Set task »
Count lines holding the string "code" in the data that follows. Reply with one number only.
+++
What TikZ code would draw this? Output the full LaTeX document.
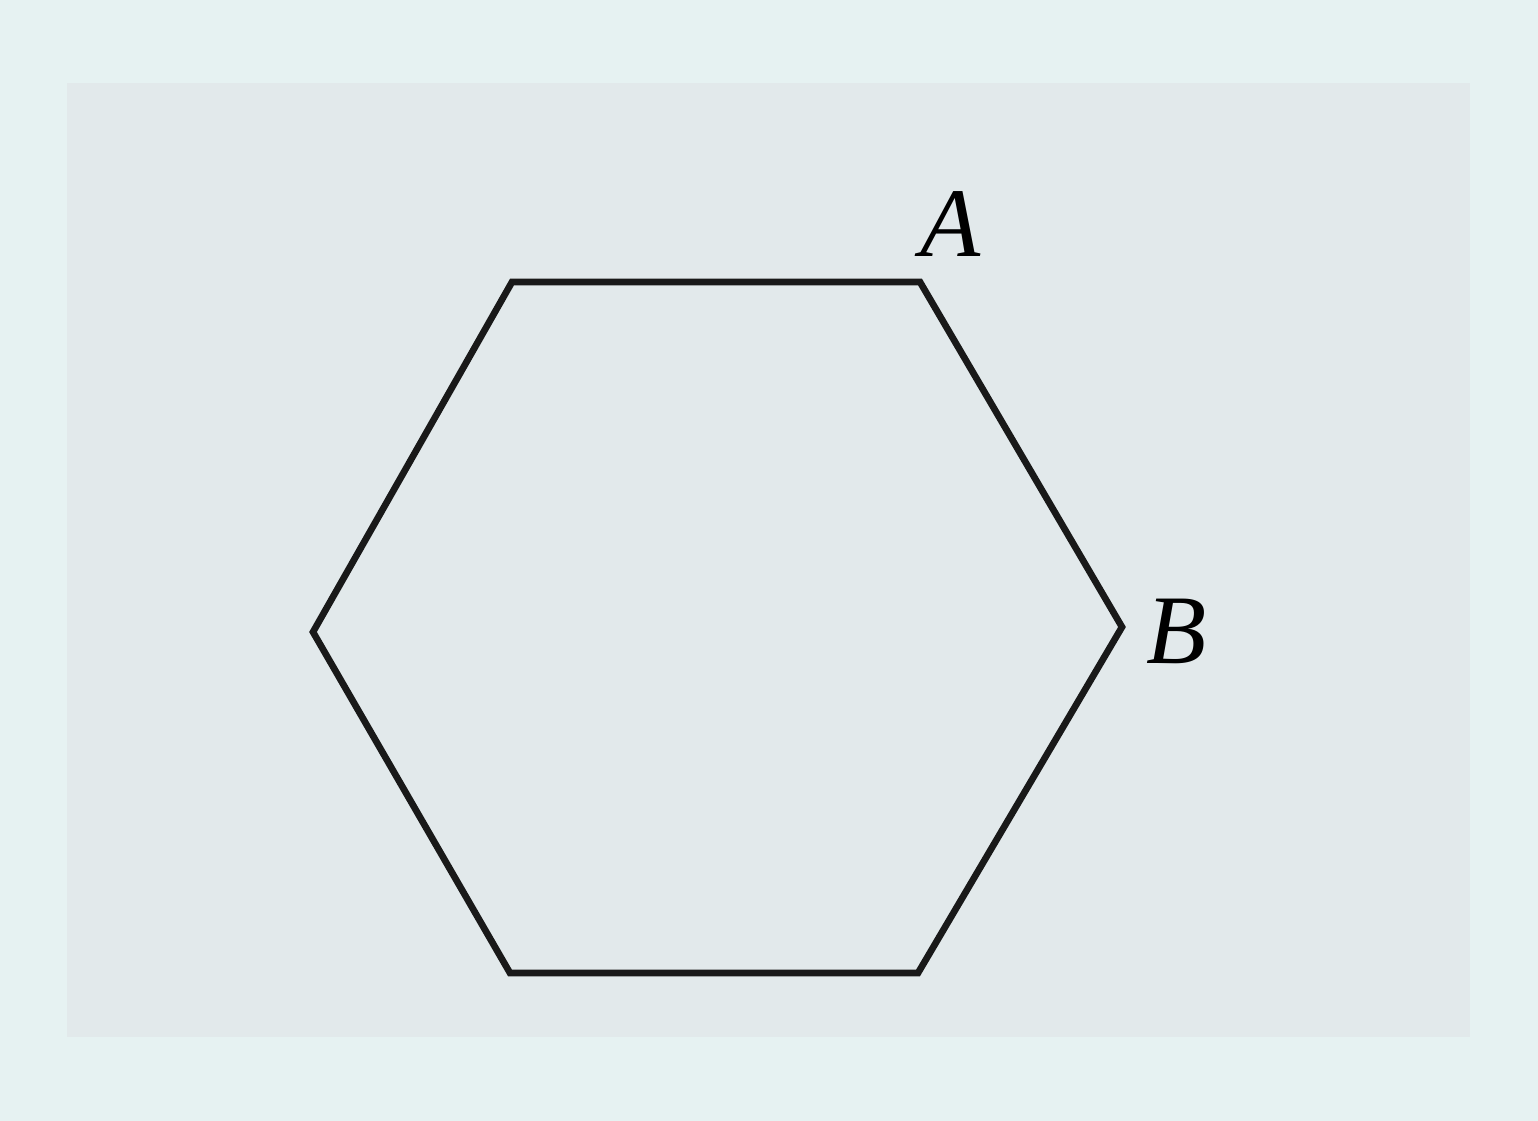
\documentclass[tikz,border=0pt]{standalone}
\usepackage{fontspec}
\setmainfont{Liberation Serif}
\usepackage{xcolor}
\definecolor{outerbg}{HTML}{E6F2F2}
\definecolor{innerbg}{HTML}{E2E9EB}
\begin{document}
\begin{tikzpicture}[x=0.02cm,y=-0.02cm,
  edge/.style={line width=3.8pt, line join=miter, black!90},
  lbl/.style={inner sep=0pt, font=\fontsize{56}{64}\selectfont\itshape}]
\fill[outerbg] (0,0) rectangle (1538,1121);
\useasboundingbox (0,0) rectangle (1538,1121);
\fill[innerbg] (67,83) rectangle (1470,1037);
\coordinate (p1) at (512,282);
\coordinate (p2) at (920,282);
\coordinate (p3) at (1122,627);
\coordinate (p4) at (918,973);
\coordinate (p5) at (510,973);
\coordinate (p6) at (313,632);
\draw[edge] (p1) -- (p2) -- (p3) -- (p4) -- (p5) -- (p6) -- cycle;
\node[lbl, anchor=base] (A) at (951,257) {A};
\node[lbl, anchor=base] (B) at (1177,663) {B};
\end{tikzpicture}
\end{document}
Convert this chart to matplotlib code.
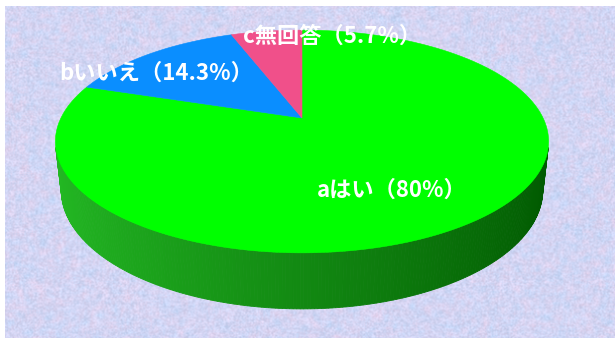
+++
Response to this task »
2